── DATA SEGMENT

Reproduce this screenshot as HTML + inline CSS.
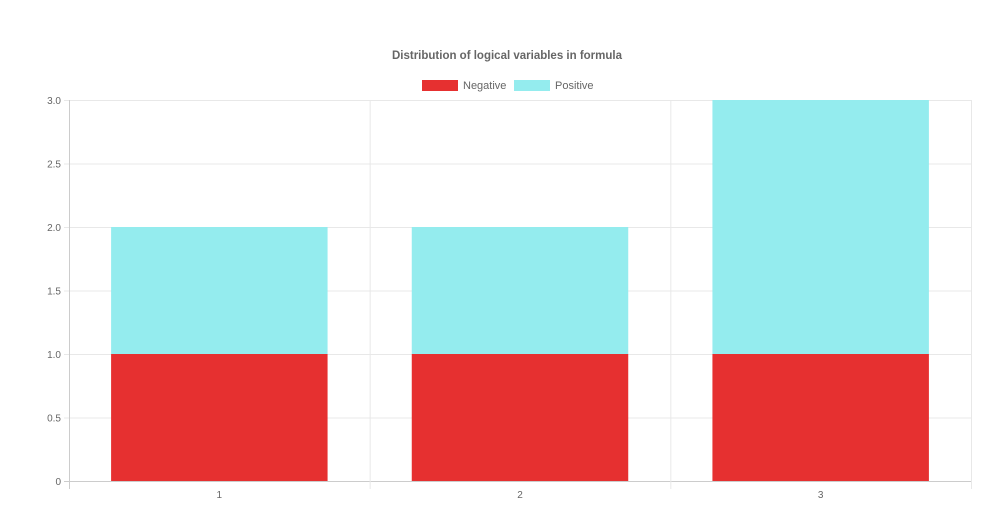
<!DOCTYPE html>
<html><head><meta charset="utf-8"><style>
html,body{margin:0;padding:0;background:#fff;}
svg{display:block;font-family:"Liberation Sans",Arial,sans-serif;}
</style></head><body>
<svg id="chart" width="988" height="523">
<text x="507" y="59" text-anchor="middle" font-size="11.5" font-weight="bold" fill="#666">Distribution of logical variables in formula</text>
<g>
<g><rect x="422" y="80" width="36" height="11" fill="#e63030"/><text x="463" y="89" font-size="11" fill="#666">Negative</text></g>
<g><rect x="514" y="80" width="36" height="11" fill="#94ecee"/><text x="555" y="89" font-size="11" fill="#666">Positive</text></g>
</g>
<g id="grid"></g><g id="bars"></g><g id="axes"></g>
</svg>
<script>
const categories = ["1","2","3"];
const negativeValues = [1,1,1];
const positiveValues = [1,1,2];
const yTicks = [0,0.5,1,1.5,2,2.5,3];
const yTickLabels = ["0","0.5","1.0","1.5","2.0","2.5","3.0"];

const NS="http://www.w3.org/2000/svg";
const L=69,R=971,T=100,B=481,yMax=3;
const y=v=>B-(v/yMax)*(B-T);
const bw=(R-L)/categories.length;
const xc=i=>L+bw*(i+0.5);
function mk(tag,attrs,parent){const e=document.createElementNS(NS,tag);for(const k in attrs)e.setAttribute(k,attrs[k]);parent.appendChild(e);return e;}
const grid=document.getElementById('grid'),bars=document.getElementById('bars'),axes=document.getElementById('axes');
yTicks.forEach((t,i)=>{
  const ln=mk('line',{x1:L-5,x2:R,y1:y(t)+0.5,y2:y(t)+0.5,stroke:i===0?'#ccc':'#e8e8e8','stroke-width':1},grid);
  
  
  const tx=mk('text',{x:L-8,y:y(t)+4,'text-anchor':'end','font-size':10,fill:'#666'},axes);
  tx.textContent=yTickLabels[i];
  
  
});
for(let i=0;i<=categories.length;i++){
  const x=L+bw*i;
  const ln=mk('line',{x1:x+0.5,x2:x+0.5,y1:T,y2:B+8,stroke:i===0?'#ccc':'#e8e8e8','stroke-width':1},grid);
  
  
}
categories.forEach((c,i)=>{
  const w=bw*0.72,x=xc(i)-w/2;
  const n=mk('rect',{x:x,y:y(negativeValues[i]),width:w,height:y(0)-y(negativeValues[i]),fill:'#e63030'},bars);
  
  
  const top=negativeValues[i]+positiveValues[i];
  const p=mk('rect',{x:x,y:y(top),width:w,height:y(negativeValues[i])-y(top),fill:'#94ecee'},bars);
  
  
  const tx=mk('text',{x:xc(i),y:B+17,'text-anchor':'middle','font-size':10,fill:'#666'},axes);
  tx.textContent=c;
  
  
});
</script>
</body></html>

────

* EXERCISE BRIEF *
Extract the full listing exactly, with the pictures left out.

* WRITTEN RESPONSE *
Reproduce this screenshot as HTML + inline CSS.
<!DOCTYPE html>
<html><head><meta charset="utf-8"><style>
html,body{margin:0;padding:0;background:#fff;}
svg{display:block;font-family:"Liberation Sans",Arial,sans-serif;}
</style></head><body>
<svg id="chart" width="988" height="523">
<text x="507" y="59" text-anchor="middle" font-size="11.5" font-weight="bold" fill="#666">Distribution of logical variables in formula</text>
<g>
<g><rect x="422" y="80" width="36" height="11" fill="#e63030"/><text x="463" y="89" font-size="11" fill="#666">Negative</text></g>
<g><rect x="514" y="80" width="36" height="11" fill="#94ecee"/><text x="555" y="89" font-size="11" fill="#666">Positive</text></g>
</g>
<g id="grid"></g><g id="bars"></g><g id="axes"></g>
</svg>
<script>
const categories = ["1","2","3"];
const negativeValues = [1,1,1];
const positiveValues = [1,1,2];
const yTicks = [0,0.5,1,1.5,2,2.5,3];
const yTickLabels = ["0","0.5","1.0","1.5","2.0","2.5","3.0"];

const NS="http://www.w3.org/2000/svg";
const L=69,R=971,T=100,B=481,yMax=3;
const y=v=>B-(v/yMax)*(B-T);
const bw=(R-L)/categories.length;
const xc=i=>L+bw*(i+0.5);
function mk(tag,attrs,parent){const e=document.createElementNS(NS,tag);for(const k in attrs)e.setAttribute(k,attrs[k]);parent.appendChild(e);return e;}
const grid=document.getElementById('grid'),bars=document.getElementById('bars'),axes=document.getElementById('axes');
yTicks.forEach((t,i)=>{
  const ln=mk('line',{x1:L-5,x2:R,y1:y(t)+0.5,y2:y(t)+0.5,stroke:i===0?'#ccc':'#e8e8e8','stroke-width':1},grid);
  
  
  const tx=mk('text',{x:L-8,y:y(t)+4,'text-anchor':'end','font-size':10,fill:'#666'},axes);
  tx.textContent=yTickLabels[i];
  
  
});
for(let i=0;i<=categories.length;i++){
  const x=L+bw*i;
  const ln=mk('line',{x1:x+0.5,x2:x+0.5,y1:T,y2:B+8,stroke:i===0?'#ccc':'#e8e8e8','stroke-width':1},grid);
  
  
}
categories.forEach((c,i)=>{
  const w=bw*0.72,x=xc(i)-w/2;
  const n=mk('rect',{x:x,y:y(negativeValues[i]),width:w,height:y(0)-y(negativeValues[i]),fill:'#e63030'},bars);
  
  
  const top=negativeValues[i]+positiveValues[i];
  const p=mk('rect',{x:x,y:y(top),width:w,height:y(negativeValues[i])-y(top),fill:'#94ecee'},bars);
  
  
  const tx=mk('text',{x:xc(i),y:B+17,'text-anchor':'middle','font-size':10,fill:'#666'},axes);
  tx.textContent=c;
  
  
});
</script>
</body></html>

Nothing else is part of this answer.